There is someone I would like to bring back, assuming he came back with his full faculties & wasn’t a brain-crazed zombie. One of my old school chums, who I named my son after. He had a fairly turbulent time of things, in his teenage years. F was half Ghanaian & half English. He was a skinny kid, great at distance running, and also pretty handy at judo as it happens. He spoke with a stutter a lot of the time. The teachers used to say his brain was working 10x as fast as his mouth & his mouth just couldn’t keep up with all he wanted to say.
F was one of my clique at school. We were the nerdy kids. He liked chess, and we all liked computers. We’d go round his, a big gaggle of us, to play games on his ZX Spectrum. His parents’ place was huge, or so it seemed to us. They didn’t heat it much in the winter. I remember seeing a big bluebottle fly on the wall there when I was there to play computer games. It was so cold this poor thing could hardly move, and ended up falling right off the wall, unable to carry on.

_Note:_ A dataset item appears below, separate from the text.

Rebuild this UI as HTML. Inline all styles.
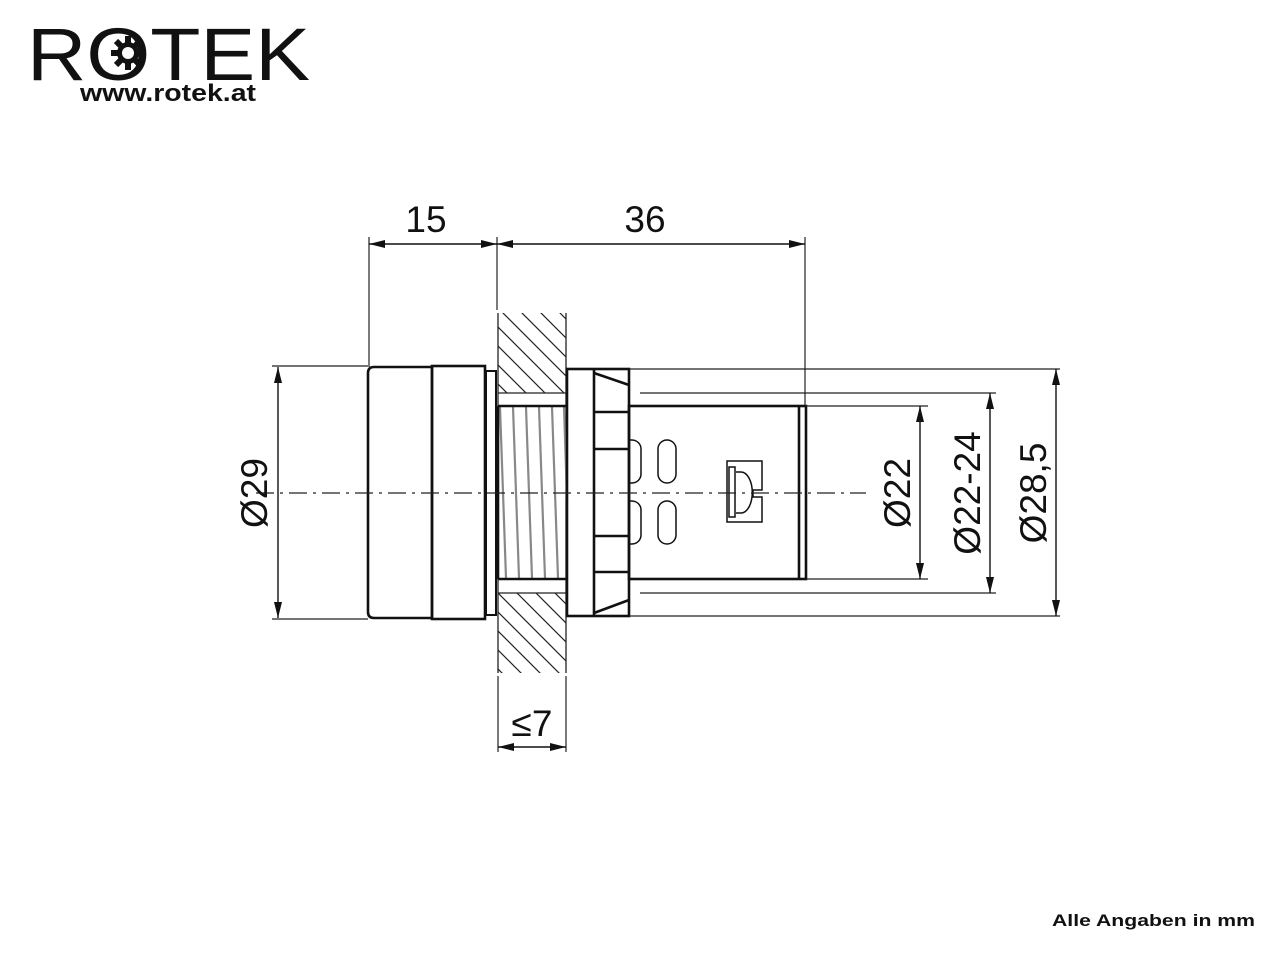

When we were at college, F fell out with his dad. I suspect it was probably 20% his dad being concerned that he was going to fulfil his potential, and 80% F being a stroppy teen. He moved out into a homeless hostel where some crazy guy downstairs from him flipped out when F over-filled his bath & flooded the downstairs flat. Well, you would, wouldn’t you, if some skinny dude kept flooding your flat.
Only F had a reason why this happened, and it was the same reason his teeth were all chipped. Throughout school, F had been prone to these absences. Not absence from class, but he’d start doing some rhythmic activity absent-mindedly, such as bouncing a ball, and he’d just not be there. You couldn’t get his attention. Well, it turned out that was petit mal epilepsy & later as a teen & 20-something, it became grand mal. As if nautical nonsense was something he wished, he’d drop to the deck & flop like a fish – a tonic-clonic seizure. One time, crossing the Stratford road, he caught that faint odour that meant it was coming on, and had to fling himself across so he wouldn’t get run over. He dove onto a pile of sand & gravel & smashed his teeth on the stones.
It was actually pretty rare that I’d see these seizures. My sister also has epilepsy & I’ve seen her fit more than F did, which was why it was such a surprise when the big one came.
F had finally managed to turn his life around, in his mid-20s. He’d passed his A-levels & was studying at Surrey University, in Kingston. His sister found him. He’d apparently had a seizure, and for whatever reason, he’d had a brain haemorrhage. He was dead, and that was that.
So that’s why I’d wish him back – if F had all his faculties, there was *so much* he could have done, so much he wanted to do. His stories hadn’t been started, hardly. His life was a first few opening chapters, and then a big stretch of exposed spine where all the pages had been ripped out. My gran, sure, she was a lovely woman, but she wouldn’t want to be back. F had missions he wanted to fulfil, so many things, so much potential.